What we saw in Richmond Park was not a fully-fledged anti-Brexit alliance. In future electoral contests, there should be a primary to choose a single pro-European candidate to go into battle whenever a hard Brexiter is standing. But this by-election shows the beginnings of a new type of politics. Come the next general election, we’ll need cross-party alliances and imaginative voting on a grand scale.
This piece is being published simultaneously on the Guardian website
Hugo Dixon is co-founder of CommonGround as well as editor-in-chief of InFacts. You can sign up as a supporter here.
Goldsmith will not be missed by many. He ran a very unpleasant racist campaign for London Mayor, which in its own nasty way helped to fuel racist bigotry.

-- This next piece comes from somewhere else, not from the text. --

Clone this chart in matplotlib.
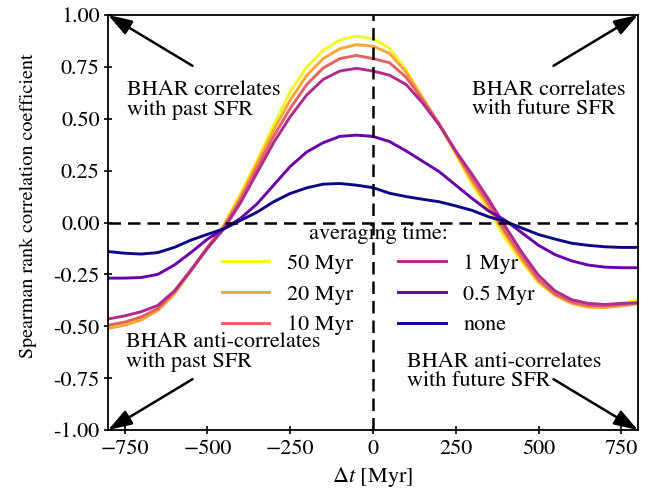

Maybe, just maybe the Tory Europhobes will finally succeed in splitting their party; and maybe, just maybe, David Cameron will be the last Prime Minister of a Conservative Party as we know it to have won a General Election. And it won’t be his fault.
Once article 50 is triggered and we’ve managed to negotiate a disastrous deal is there still a mechanism for just changing our minds and uninvoking article 50? Aren’t we basically on a path that inexorably leads to us leaving?
It is not at all clear that invoking Article 50 is reversible. If we reject whatever deal emerges from two years of talks with the EU, then I think we are likely to get no deal at all, and would have to re-apply for membership without all the special opt-outs negotiated by Thatcher, Cameron, et al. It seems practically inconceivable that a UK government would get a mandate for that. I would lay a lot of the blame for the present situation on all the enthusiasts for the European project, both in Brussels and in Westminster, who failed to carry people with them in the development of the EEC into the EU. What much of the UK wants is more or less membership of the old EEC, but that is not on offer, and some hard-Brexiteers will fight tooth and nail even against continued membership of the EEA.
It will be too late in two years’ time! There is no going back from triggering Article 50 (probably – unless the European Court rules otherwise) as it would take a unanimous decision by the other 27 to allow Britain to remain and there is no chance of that happening.
You go wrong in your second sentence. What “passion of voters in the south London constituency”? Sarah Olney picked up fewer than half of the constituency’s referendum Remain voters. Hardly an overwhelming anti-Brexit endorsement. Some might interpret that fact as half of Richmond’s Remainers now accepting the result, ultimately (unlike some) respecting democracy, even if they don’t agree. ie. Being grown-ups. Because they certainly didn’t back Olney’s in-your-face rejection of and intention to block the national verdict.
I fear what’s happening is you’re confusing your own enthusiasm for the Richmond result and out-dated, 1950s, anti-democratic EU-statism in general with the views of voters. Since there is no actual mechanism now for Brexit to be blocked, you might as well accept the result and campaign more reasonably for Britain to one day re-join. Another 40 years should be long enough to compare the merits of ‘in’ or ‘out’, don’t you think?